Lo acontecido la semana pasado en el Senado, que eligió bajo presión y amenaza a una nueva magistrada de la Corte Constitucional, la doctora Diana Fajardo, demuestra -no por la elegida, de cuyos méritos no dudamos- sino por el comportamiento de algunos de sus electores y del Gobierno, que las frecuentes manifestaciones públicas hechas por dignatarios y funcionarios sobre apego a la legalidad y a los principios democráticos no siempre son sinceras. Por el contrario, la baja política suele proclamar a voz en cuello su respeto a las instituciones, pero en realidad busca someter las normas -aun las de la Constitución- y las decisiones judiciales a sus coyunturales intereses.
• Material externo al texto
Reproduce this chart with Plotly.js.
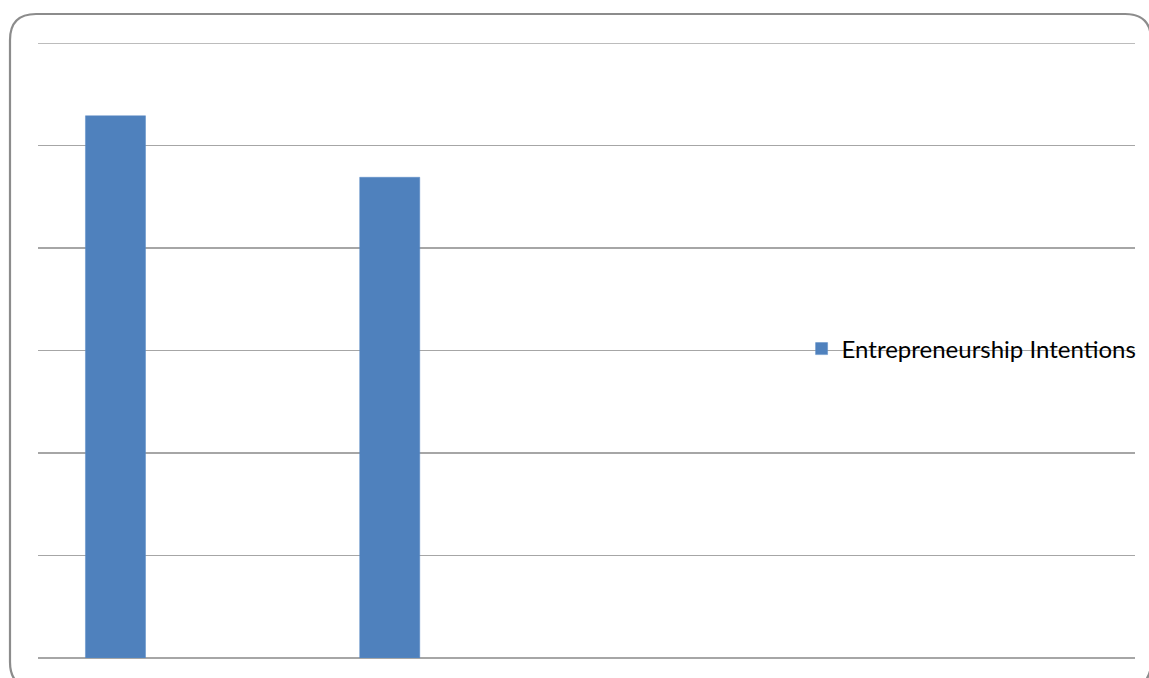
<!DOCTYPE html>
<html>
<head>
<meta charset="utf-8">
<script src="https://cdn.plot.ly/plotly-3.0.1.min.js"></script>
<style>
html,body{margin:0;padding:0;background:#fff;}
#chart{width:1149px;height:678px;}
</style>
</head>
<body>
<div id="chart"></div>
<script>
var categories = ["Group 1", "Group 2", "Group 3", "Group 4"];
var seriesName = "Entrepreneurship Intentions";
var intentions = [5.29, 4.69, null, null];
var yTicks = [0, 1, 2, 3, 4, 5, 6];
var yMax = 6;

var W = 1149, H = 678;
var mL = 38, mR = 14, mT = 43, mB = 20;
var pw = W - mL - mR, ph = H - mT - mB;
function px(x){ return (x - mL) / pw; }
function py(y){ return (H - mB - y) / ph; }

// rounded border (Excel chart area)
var bx0 = 10, bx1 = 1151, by0 = 14, by1 = 688, r = 26;
var path = 'M ' + px(bx0 + r) + ' ' + py(by0) +
  ' L ' + px(bx1 - r) + ' ' + py(by0) +
  ' Q ' + px(bx1) + ' ' + py(by0) + ' ' + px(bx1) + ' ' + py(by0 + r) +
  ' L ' + px(bx1) + ' ' + py(by1 - r) +
  ' Q ' + px(bx1) + ' ' + py(by1) + ' ' + px(bx1 - r) + ' ' + py(by1) +
  ' L ' + px(bx0 + r) + ' ' + py(by1) +
  ' Q ' + px(bx0) + ' ' + py(by1) + ' ' + px(bx0) + ' ' + py(by1 - r) +
  ' L ' + px(bx0) + ' ' + py(by0 + r) +
  ' Q ' + px(bx0) + ' ' + py(by0) + ' ' + px(bx0 + r) + ' ' + py(by0) + ' Z';

var trace = {
  type: 'bar',
  x: categories,
  y: intentions,
  name: seriesName,
  offset: -0.327,
  width: 0.219,
  marker: {color: '#4F81BD', line: {color: '#5b8cc6', width: 0.5}},
  showlegend: true
};

var layout = {
  width: W, height: H,
  margin: {l: mL, r: mR, t: mT, b: mB, pad: 0, autoexpand: false},
  paper_bgcolor: '#ffffff',
  plot_bgcolor: 'rgba(0,0,0,0)',
  font: {family: 'Lato, "Open Sans", sans-serif', size: 24, color: '#000000'},
  showlegend: true,
  legend: {
    x: 1.006, xanchor: 'right', y: py(349), yanchor: 'middle',
    bgcolor: 'rgba(0,0,0,0)', borderwidth: 0,
    font: {family: 'Lato, "Open Sans", sans-serif', size: 24, color: '#000'},
    itemwidth: 30
  },
  xaxis: {
    type: 'category',
    range: [-0.5, 3.5],
    showticklabels: false,
    showgrid: false,
    zeroline: false,
    showline: false,
    ticks: '',
    fixedrange: true
  },
  yaxis: {
    range: [0, yMax],
    tickvals: yTicks,
    showticklabels: false,
    showgrid: true,
    gridcolor: '#a6a6a6',
    gridwidth: 1.3,
    zeroline: true,
    zerolinecolor: '#a6a6a6',
    zerolinewidth: 1.5,
    showline: false,
    ticks: '',
    fixedrange: true
  },
  bargap: 0,
  shapes: [{
    type: 'line', xref: 'paper', yref: 'y', x0: 0, x1: 1, y0: yMax, y1: yMax,
    line: {color: '#a6a6a6', width: 1.3}, layer: 'below'
  }, {
    type: 'path', xref: 'paper', yref: 'paper', path: path,
    line: {color: '#8c8c8c', width: 2.2}, fillcolor: 'rgba(0,0,0,0)', layer: 'above'
  }]
};

Plotly.newPlot('chart', [trace], layout, {staticPlot: true, displayModeBar: false});
</script>
</body>
</html>
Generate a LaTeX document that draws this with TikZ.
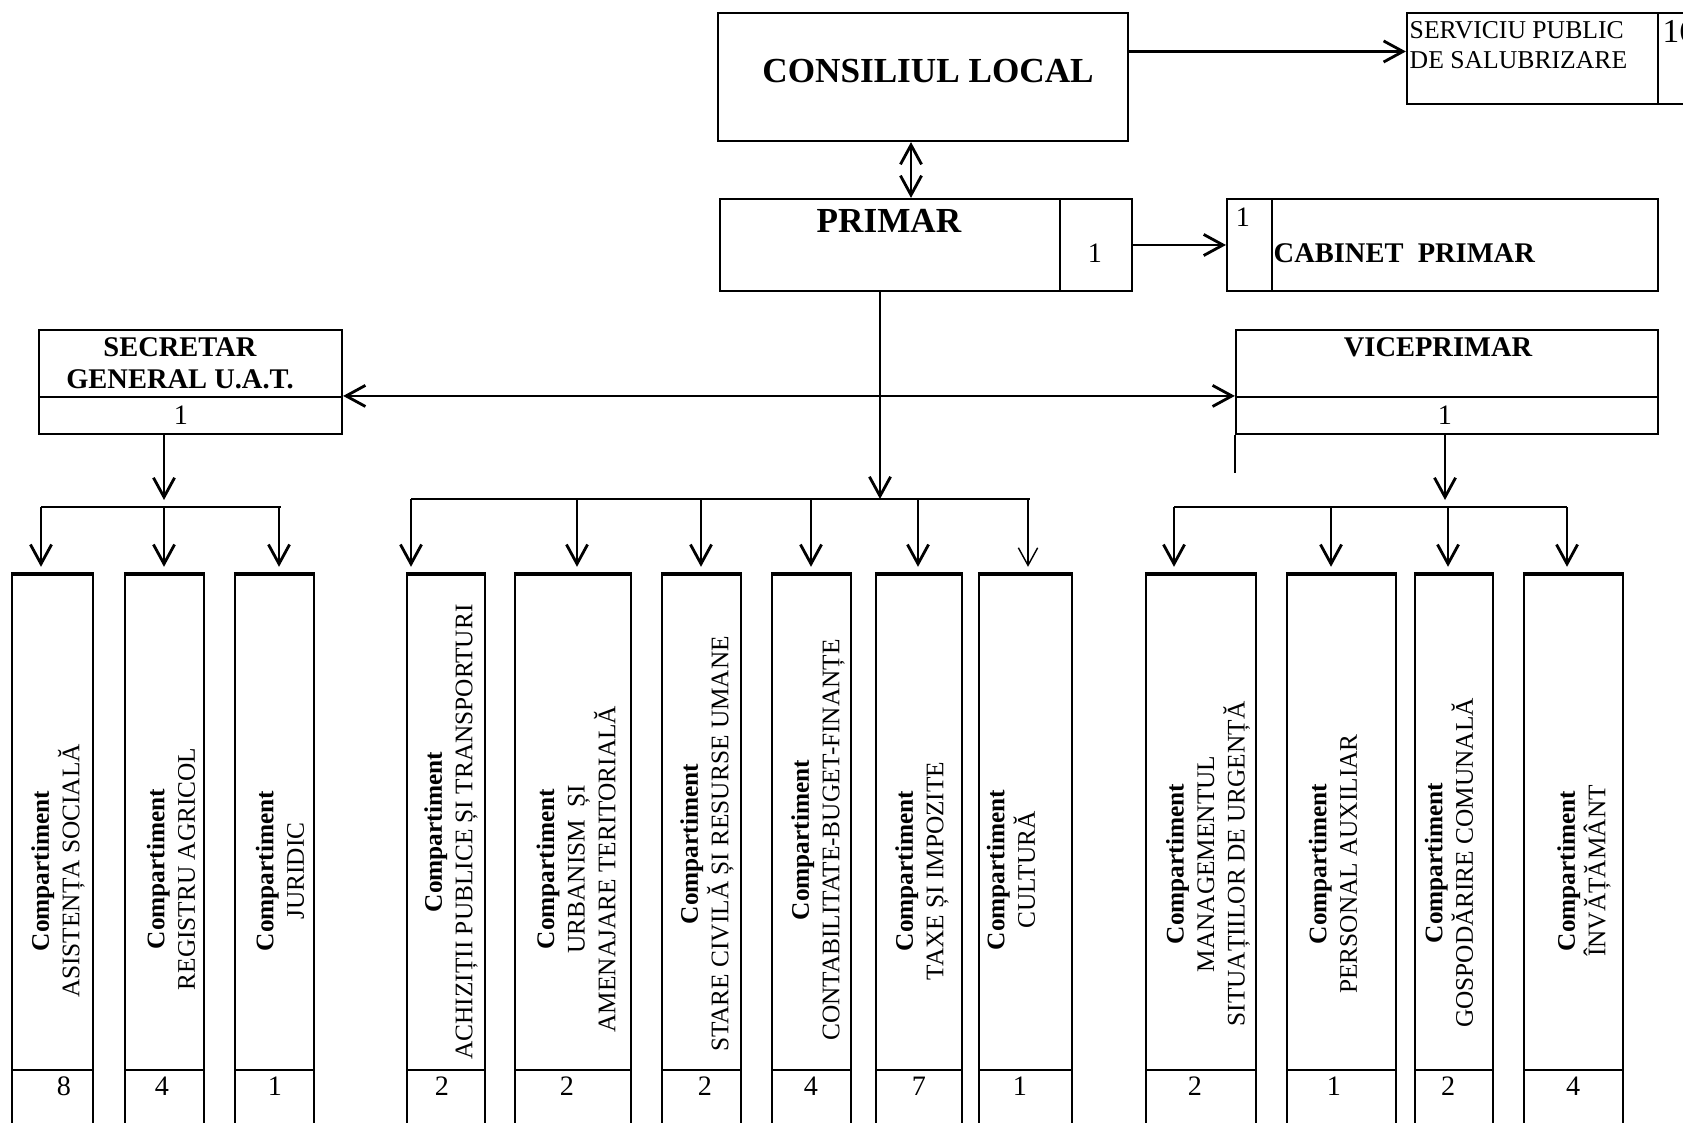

Es decir, exactamente lo opuesto al deber ser de un esquema político que funda la acción estatal y los procesos de toma de decisiones en el sometimiento del poder a unas reglas jurídicas esenciales. Eso es lo propio del Estado de Derecho. En él, como corresponde a una democracia, el poder público no está concentrado; sus ramas son independientes; cada órgano cumple una función, sujeto a la normatividad que fija roles y establece competencias. En últimas, impera el Derecho sobre la arbitrariedad y el querer de quienes transitoriamente ejercen el poder estatal.
No en vano hemos optado por la democracia. Ello tiene sus consecuencias. Si decae o se pierde por completo el respeto a la Constitución -base de la pirámide jurídica, norma fundamental y muro de contención contra el abuso y la arbitrariedad- , y si por encima de ella prevalecen intereses de corto plazo y conveniencias de la pequeña política, la democracia fracasa.
En ese orden de ideas, los actos electorales no escapan a las directrices trazadas por la Constitución y las leyes. El hecho de que el Senado deba elegir, de ternas enviadas por otros organismos, a quienes hayan de desempeñar el cargo de Magistrado de la Corte Constitucional implica, por supuesto, una facultad pero también estamos ante una función, que en cuanto tal está sujeta a ciertas reglas. Una de ellas, como es lógico, la que garantiza la autonomía de voto de cada senador -quienes, al ejercer su derecho y cumplir su función, no deben ser manipulados por nadie-, y la que asegura que todos los ternados estarán en pie de igualdad.
Todo ello se quebró en el caso de la elección que comentamos, no solamente por la coacción de la que fueron objeto los congresistas, al ser señalados como culpables de una posible ruptura en materia de paz si votaban por un candidato diferente, sino por la evidente falta de respeto a los otros dos integrantes de la terna, y en especial por la indebida injerencia del Presidente de la República, quien al parecer presionó a los senadores en idéntico sentido.
La elección de un magistrado, en especial si lo es del tribunal encargado precisamente de salvaguardar el imperio de la Constitución, no puede tener lugar bajo coacción, ni como consecuencia de un mandato del Ejecutivo.
En este caso, no se respetaron los principios, y la elegida tiene el reto de demostrar que ejercerá su cargo de manera independiente.